Num ponto, Blinken parece ter querido delimitar a acção de Israel, que foi a defesa dos direitos civis e políticos dos palestinianos de Gaza e da Cisjordânia ou mesmo de Jerusalém Oriental.

A expansão do conflito - A armadilha

O Hezbollah, movimento com décadas de presença no sul do Líbano, e com um histórico de guerras devastadoras com Israel, a última das quais em 2006, que levou os israelitas a ceder em várias frentes, e que viram na intervenção da ONU a saída in extremis para uma derrota humilhante, tem mantido deste 07 de Outubro, data do assalto do Hamas ao sul de Israel, que desencadeou a operação em Gaza, constantes trocas de fogo de artilharia com as posições israelitas.

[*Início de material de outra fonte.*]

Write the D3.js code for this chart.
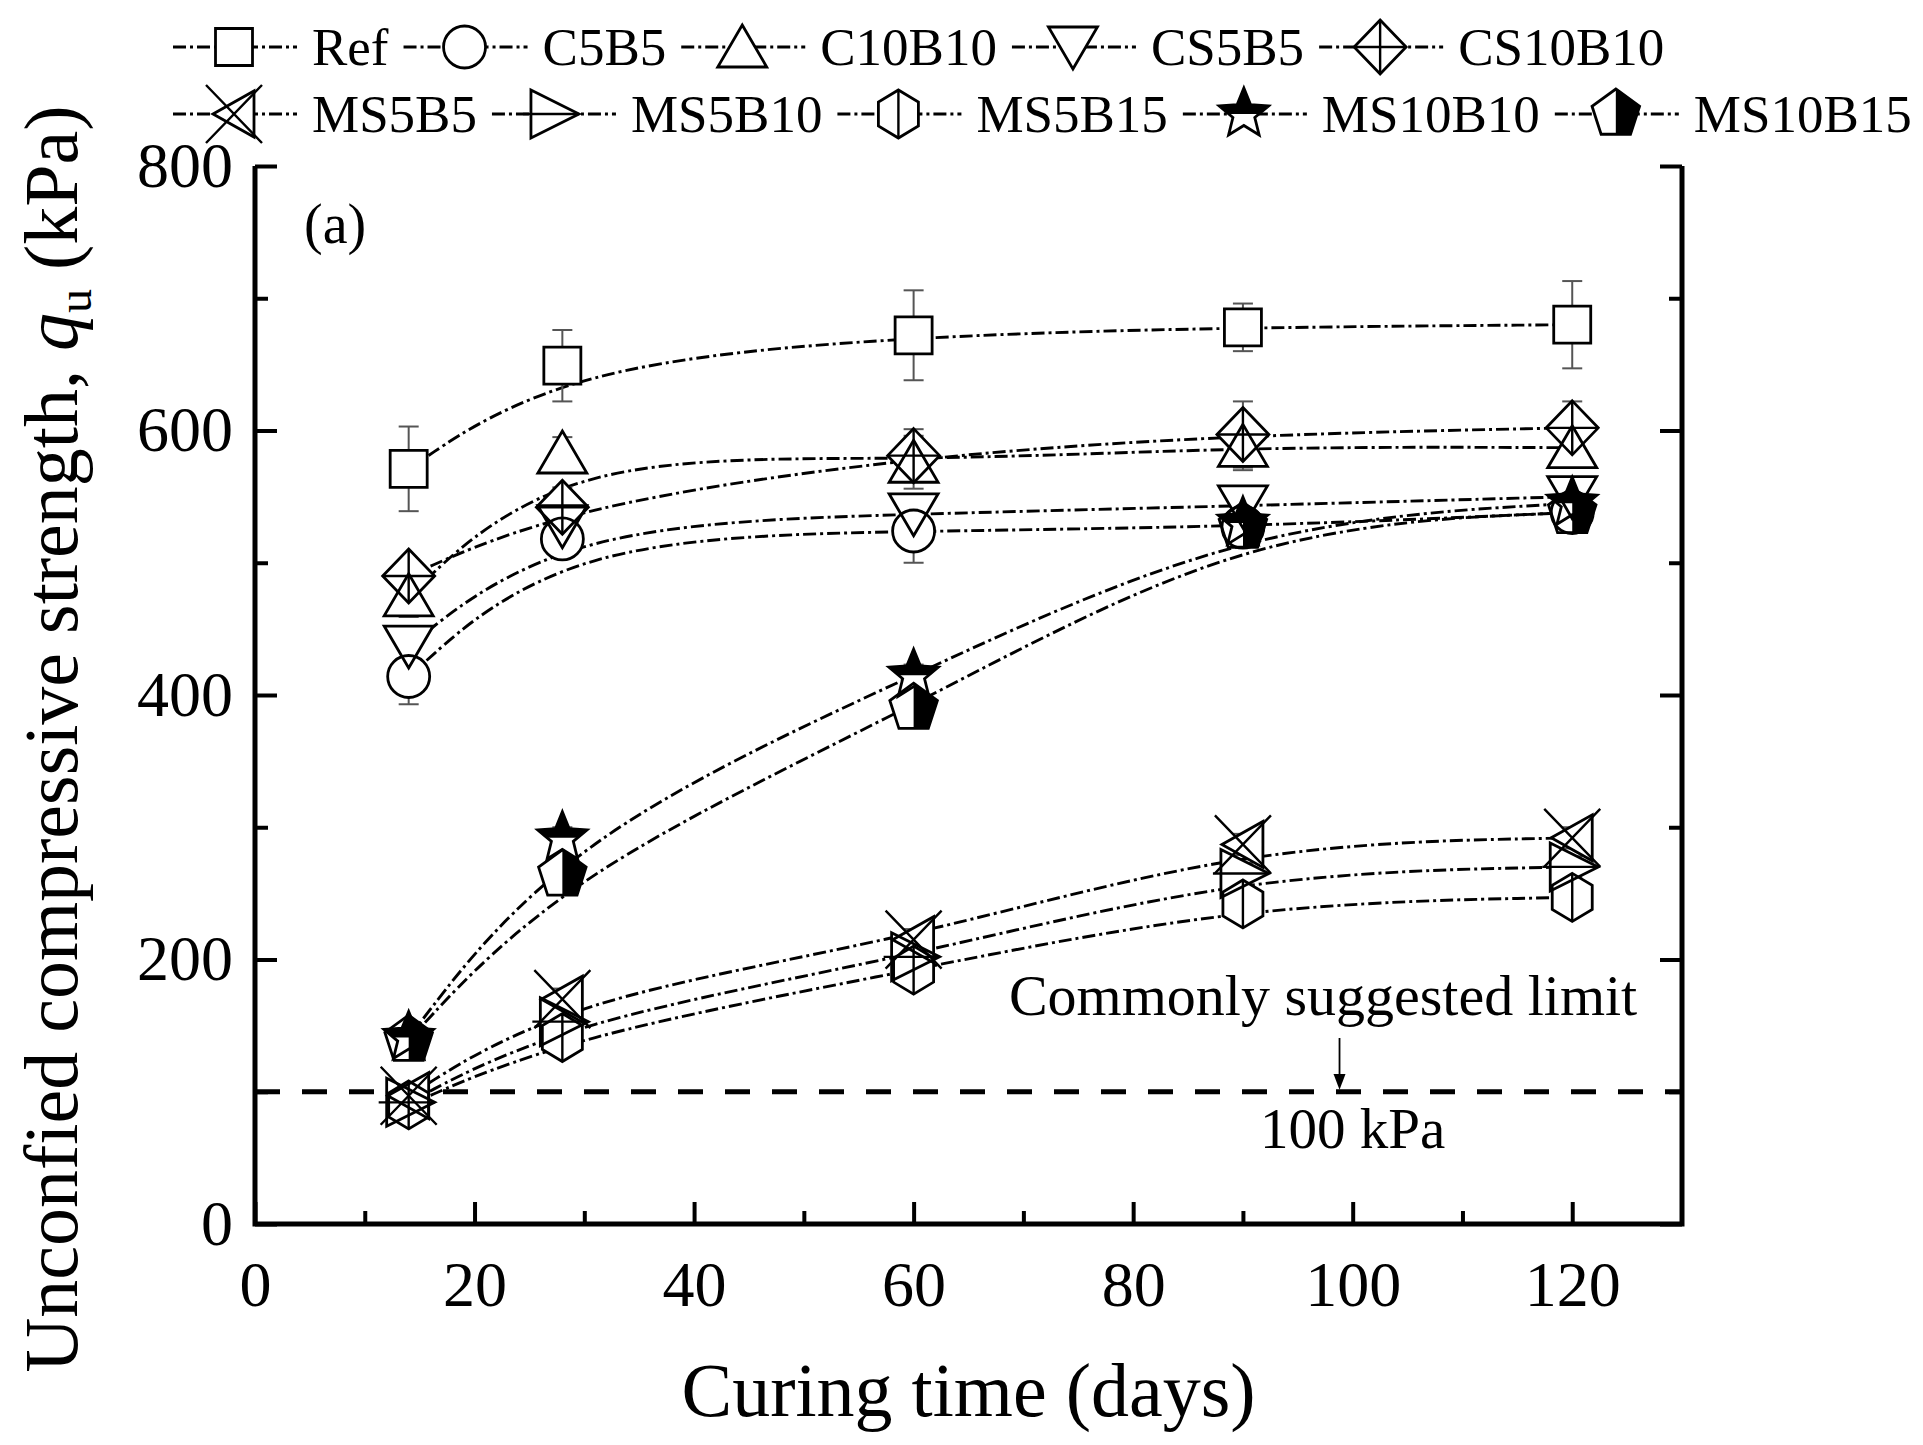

O seu líder, Hassan Nasrallah, não tem poupado ameaças a Israel de uma redefinição do papel do movimento neste conflito, com a abertura de uma nova frente de guerra no norte de Israel, se Telavive mantiver a devastação em Gaza e as incursões da sua aviação sobre o sul do Líbano para atacar as suas posições.

A fina película que separa estas trocas esporádicas de fogo entre posições do Hezbollah e das Forças de Defesa de Israel (IDF) de um conflito em larga escala é por onde os piores receios anunciados por Blinken podem surgir, mas isso não impediu os israelitas de abater nas últimas horas o comandante das Radwan do movimento pró-Irão, país que tem repetido igualmente a disponibilidade total de atacar Israel se a mortandade em Gaza não for travada.

Com esta morte de al-Tawil, mais um episódio no mínimo perigoso, depois de os israelitas terem abatido o vice do Hamas, Saleh al-Arouri, em Beirute, na semana passada, e de um ataque no túmulo do general iraniano Qassem Soleimani, que fora abatido em 2020 por um drone dos EUA em Bagdade, ter feito mais de 90 mortos, o cenário desejado por Blinken para a sua 4ª visita ao Médio Oriente em três meses, quase a aterrar em Israel, oriundo da Jordânia, é, no mínimo, um desafio.

Algumas vozes de analistas que há muito observam as tensões no Médio Oriente, encaram esta sucessão de ataques a líderes do Hamas e do Hezbollah, e o no túmulo do mítico general iraniano, antigo comandante da Guarda Revolucionária, embora a sua autoria não esteja ainda clara, é uma tentativa do Governo de Telavive de armadilhar o contexto regional para atrair os EUA para um confronto directo com o Irão.

Isto, porque as relações entre Washington e Teerão nunca foram tão tensas, porque Israel há muito que procura uma justificação para atacar o Irão e porque a eclosão de um conflito regional de grandes dimensões é a única forma de o primeiro-ministro israelita, Benjamin Netanyhau, a braços com muitas explicações para dar sobre a incrível falha de segurança a 07 de Outubro e processos judiciais sérios, onde é arguido por crimes de corrupção e peculato, se manter livre de uma condenação judicial e política.

Condenação essa que porá, seguramente, fim à sua carreira política e o colocaria sob risco evidente de ser detido se vier a ser provada a sua ligação aos crimes de peculato e corrupção e às falhas de segurança que permitiram aos combatentes do Hamas entrar em Israel, sob a inépcia da Mossad (secreta externa), do Shin Bet (secreta interna) e da AMAN (secreta militar) consideradas entre as melhores do mundo.

Este recente ataque israelita ao carro que transportava o comandante das Radwan do Hezbollah, Wissan al-Tawil, no sul do Líbano é claramente uma pedra de grandes dimensões que entrou abruptamente na complexa e difícil diplomacia norte-americana para o Médio Oriente.

Se o objectivo maior dos EUA, como sublinhou Blinken, é impedir a explosão desta estratégica região para os interesses de Washington e que, pelo menos parece muito, Israel está empenhado em dinamitar porque os seus interesses, neste momento, não coincidem com os norte-americanos.

E esta incandescente situação no Médio Oriente está a decorrer num momento especialmente melindroso para a Administração Biden, em ano de eleições, para as quais já decorrem acções de pré-campanha, como aquela em que, nesta segunda-feira, Joe Biden foi interrompido num discurso eleitoral por manifestantes presentes na sala exigindo um cessar-fogo imediato em Gaza, mostrando uma visível escalada da contestação popular ao apoio sem limites de Washington a Israel.

O momento foi especialmente melindroso porque Biden estava a falar da ausência de luz que o ex-Presidente e candidato às Presidenciais de Novembro próximo, Donald Trump significa para os EUA, quando uma manifestante lhe disse alto e bom sim que a ausência de luz em Gaza está a matar milhares de pessoas pela acção israelita que o Presidente dos EUA tem o poder de travar quando quiser.